Why you need to know about your credit score

If you are a student, how would you feel, if you are denied your academic report? How will you evaluate your performance on various subjects that you are studying? If you are an employee, can you be oblivious to your professional performance?

It is equally important to know your credit performance, the way it is to know your academic and professional performances. A person’s credit performance – means, how they handle loans and credit – is indicated by a three digit number called the ‘credit score’. Credit score appears on the individual’s credit information report and is a reflection of the person’s financial and credit worthiness. Knowing your credit score will tell you whether or not you can seek a new loan or a credit card; allow you to take important decisions regarding your finances; and seek financial help when you really need it. Loans and credit have become an important, indispensable part of common man’s life since they allow people to meet their financial goals and fulfill their dreams. In that case, knowing whether you are loan-worthy or not, means, knowing about your credit score becomes inevitable.

What exactly is this credit score and why is it so important?

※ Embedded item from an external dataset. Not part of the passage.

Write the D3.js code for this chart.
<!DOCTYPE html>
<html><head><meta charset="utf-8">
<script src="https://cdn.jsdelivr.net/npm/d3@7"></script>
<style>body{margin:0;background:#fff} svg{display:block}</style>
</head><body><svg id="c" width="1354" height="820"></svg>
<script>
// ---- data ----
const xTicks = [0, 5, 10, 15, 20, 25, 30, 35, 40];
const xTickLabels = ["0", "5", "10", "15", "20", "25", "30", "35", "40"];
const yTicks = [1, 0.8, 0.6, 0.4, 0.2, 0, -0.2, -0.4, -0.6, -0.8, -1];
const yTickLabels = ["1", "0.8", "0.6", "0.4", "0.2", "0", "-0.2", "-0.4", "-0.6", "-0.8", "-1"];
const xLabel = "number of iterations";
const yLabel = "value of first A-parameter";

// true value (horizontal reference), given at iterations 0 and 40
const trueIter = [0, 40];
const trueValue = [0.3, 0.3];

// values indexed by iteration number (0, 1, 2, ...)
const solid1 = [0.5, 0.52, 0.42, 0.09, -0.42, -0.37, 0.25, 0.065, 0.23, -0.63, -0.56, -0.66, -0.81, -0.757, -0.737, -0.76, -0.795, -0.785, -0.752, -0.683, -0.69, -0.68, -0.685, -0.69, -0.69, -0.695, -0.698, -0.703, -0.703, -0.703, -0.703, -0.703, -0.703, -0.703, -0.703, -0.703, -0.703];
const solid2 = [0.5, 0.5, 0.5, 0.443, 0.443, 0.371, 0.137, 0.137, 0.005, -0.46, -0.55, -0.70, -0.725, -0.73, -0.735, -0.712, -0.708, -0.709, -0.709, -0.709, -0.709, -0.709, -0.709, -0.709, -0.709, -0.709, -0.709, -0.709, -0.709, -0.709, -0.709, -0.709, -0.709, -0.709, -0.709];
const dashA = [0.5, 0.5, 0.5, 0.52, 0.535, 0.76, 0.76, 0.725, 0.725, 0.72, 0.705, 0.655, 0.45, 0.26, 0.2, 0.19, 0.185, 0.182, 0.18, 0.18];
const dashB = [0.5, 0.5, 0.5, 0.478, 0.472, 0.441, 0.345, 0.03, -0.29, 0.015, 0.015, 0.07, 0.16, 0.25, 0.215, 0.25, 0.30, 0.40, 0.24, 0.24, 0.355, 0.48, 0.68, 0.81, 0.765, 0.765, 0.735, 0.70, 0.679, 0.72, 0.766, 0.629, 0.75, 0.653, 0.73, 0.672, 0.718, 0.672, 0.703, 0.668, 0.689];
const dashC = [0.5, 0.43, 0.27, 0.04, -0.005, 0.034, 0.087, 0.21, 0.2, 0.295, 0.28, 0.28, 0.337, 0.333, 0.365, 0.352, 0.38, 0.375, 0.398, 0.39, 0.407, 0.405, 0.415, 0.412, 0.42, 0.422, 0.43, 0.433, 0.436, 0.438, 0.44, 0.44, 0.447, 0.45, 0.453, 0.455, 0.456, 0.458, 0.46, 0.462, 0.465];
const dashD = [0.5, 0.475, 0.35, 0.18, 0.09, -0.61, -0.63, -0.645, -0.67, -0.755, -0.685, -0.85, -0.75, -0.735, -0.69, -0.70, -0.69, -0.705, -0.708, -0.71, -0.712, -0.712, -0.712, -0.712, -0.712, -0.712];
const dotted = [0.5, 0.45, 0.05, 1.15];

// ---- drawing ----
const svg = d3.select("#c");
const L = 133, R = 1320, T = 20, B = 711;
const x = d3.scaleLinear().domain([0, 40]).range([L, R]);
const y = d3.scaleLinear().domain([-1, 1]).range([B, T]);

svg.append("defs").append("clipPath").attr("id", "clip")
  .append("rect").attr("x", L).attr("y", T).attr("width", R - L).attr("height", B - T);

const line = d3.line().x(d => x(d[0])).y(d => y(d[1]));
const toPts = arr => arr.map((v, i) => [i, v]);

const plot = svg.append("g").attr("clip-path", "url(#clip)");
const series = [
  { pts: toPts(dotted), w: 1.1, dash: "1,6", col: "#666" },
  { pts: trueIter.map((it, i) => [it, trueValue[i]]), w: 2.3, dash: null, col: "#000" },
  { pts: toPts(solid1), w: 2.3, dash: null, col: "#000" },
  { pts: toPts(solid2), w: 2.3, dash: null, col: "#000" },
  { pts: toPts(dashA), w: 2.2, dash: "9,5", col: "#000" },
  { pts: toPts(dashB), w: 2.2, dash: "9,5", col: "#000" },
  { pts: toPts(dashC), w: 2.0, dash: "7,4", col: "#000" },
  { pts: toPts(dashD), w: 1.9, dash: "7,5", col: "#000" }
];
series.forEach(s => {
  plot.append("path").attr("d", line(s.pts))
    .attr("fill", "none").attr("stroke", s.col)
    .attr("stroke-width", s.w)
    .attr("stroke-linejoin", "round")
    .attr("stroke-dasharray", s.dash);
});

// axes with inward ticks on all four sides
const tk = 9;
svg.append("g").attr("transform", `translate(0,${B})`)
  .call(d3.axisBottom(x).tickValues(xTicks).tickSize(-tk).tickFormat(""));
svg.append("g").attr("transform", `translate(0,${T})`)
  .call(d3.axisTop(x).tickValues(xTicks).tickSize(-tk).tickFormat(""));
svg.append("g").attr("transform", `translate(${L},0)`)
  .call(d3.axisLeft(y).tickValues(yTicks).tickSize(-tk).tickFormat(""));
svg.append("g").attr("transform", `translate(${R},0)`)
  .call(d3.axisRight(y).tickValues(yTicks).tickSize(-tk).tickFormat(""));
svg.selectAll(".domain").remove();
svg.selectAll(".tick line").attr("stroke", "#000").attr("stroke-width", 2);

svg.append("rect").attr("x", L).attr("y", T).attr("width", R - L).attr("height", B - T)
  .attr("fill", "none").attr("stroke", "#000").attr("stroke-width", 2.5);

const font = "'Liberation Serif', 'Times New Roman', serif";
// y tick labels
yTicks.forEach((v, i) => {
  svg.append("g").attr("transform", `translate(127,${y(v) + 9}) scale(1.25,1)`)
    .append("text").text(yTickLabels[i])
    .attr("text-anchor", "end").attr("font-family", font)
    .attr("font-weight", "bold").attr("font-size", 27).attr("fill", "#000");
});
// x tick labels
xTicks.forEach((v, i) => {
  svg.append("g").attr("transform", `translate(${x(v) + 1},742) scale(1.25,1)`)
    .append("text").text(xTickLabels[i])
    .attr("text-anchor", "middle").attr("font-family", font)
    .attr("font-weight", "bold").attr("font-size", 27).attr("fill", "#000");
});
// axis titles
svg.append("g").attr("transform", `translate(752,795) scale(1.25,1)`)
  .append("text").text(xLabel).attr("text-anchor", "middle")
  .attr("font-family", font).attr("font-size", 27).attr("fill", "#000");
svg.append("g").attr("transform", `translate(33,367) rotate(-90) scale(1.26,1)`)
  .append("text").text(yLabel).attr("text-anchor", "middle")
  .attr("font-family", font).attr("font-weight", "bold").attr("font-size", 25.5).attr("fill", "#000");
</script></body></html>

Credit score is a three digit number, that shows the financial worth of an individual. In other words, credit score and credit report will let you know if an individual has a good credit behaviour or not; OR, whether the individual is employ-worthy. Credit score is a clear indication of a person’s loan eligibility also. It is computed on the basis of a person’s credit usage and loan re-payment patterns over a period of time. In case of organizations, credit score will let a prospective investor or a business partner judge, if the company is worth investing in or worth partnering with. Knowledge of your own credit score is therefore crucial.

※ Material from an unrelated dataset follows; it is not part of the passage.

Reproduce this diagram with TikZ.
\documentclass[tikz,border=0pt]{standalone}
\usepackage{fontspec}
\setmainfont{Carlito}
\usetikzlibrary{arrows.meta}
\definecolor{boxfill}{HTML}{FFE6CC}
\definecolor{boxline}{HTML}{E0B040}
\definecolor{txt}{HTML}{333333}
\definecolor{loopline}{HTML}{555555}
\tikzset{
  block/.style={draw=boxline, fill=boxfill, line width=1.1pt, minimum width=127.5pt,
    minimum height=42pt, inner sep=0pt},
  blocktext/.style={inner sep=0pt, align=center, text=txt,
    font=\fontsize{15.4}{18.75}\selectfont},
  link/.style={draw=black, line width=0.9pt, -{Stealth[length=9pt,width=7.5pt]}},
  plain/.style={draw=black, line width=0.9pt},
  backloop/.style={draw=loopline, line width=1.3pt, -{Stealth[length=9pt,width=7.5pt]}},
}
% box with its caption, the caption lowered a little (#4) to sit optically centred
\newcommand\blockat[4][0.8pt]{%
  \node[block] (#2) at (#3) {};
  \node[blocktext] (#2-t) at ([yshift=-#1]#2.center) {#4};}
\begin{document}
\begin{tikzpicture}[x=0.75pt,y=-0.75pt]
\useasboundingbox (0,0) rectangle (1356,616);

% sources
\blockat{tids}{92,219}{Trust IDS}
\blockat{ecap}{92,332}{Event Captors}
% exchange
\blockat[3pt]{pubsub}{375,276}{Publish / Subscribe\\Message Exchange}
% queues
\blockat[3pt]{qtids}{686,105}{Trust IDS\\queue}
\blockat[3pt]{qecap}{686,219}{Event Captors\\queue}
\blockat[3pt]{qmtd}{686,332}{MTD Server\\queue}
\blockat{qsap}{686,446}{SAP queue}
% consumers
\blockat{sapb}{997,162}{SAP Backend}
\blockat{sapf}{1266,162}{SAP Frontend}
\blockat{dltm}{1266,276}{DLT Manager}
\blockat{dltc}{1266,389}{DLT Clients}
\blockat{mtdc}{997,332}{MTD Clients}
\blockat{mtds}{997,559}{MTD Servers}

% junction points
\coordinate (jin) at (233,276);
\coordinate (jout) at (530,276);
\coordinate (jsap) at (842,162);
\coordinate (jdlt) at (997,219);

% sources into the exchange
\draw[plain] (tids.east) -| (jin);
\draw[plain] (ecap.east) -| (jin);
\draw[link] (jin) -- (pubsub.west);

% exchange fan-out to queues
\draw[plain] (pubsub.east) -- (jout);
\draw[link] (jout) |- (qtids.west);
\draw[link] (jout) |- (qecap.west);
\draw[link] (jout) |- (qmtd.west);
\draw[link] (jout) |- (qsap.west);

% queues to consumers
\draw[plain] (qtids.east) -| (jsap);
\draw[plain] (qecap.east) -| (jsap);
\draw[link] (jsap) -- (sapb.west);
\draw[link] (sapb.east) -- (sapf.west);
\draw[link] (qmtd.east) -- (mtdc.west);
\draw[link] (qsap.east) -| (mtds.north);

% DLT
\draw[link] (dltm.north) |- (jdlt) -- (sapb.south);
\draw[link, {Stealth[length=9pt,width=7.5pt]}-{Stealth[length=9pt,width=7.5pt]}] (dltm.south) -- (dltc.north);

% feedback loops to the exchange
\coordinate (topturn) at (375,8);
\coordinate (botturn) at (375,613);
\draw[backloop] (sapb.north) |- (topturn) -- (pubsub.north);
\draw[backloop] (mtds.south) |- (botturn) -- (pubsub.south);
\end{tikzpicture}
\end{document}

One would be able to manage their credit products better, if they are aware of their credit score. Means, running a credit check will tell them whether the scores are low, average or high. A low score will give them the opportunity to improve credit score and become loan worthy, before they approach a lender. Which means, to a potential lender, your credit score will reflect as good. Whereas, a good score will translate into a good credit health, means, it shows that you are loan worthy [or employ-worthy]. There are several factors apart from a credit score, which impact a loan approval process. But, a credit score is the one that directly impacts majority of credit decisions. In accordance with your credit usage patterns, your credit score may fluctuate.

Knowing your own credit score will also allow you to make timely corrections on flaws or errors before such a factor can turn a potential lender away. So, now you have understood how to know your credit score, and approach a bank or a lender with confidence. Credit score is a crucial factor in all borrowing and lending decisions.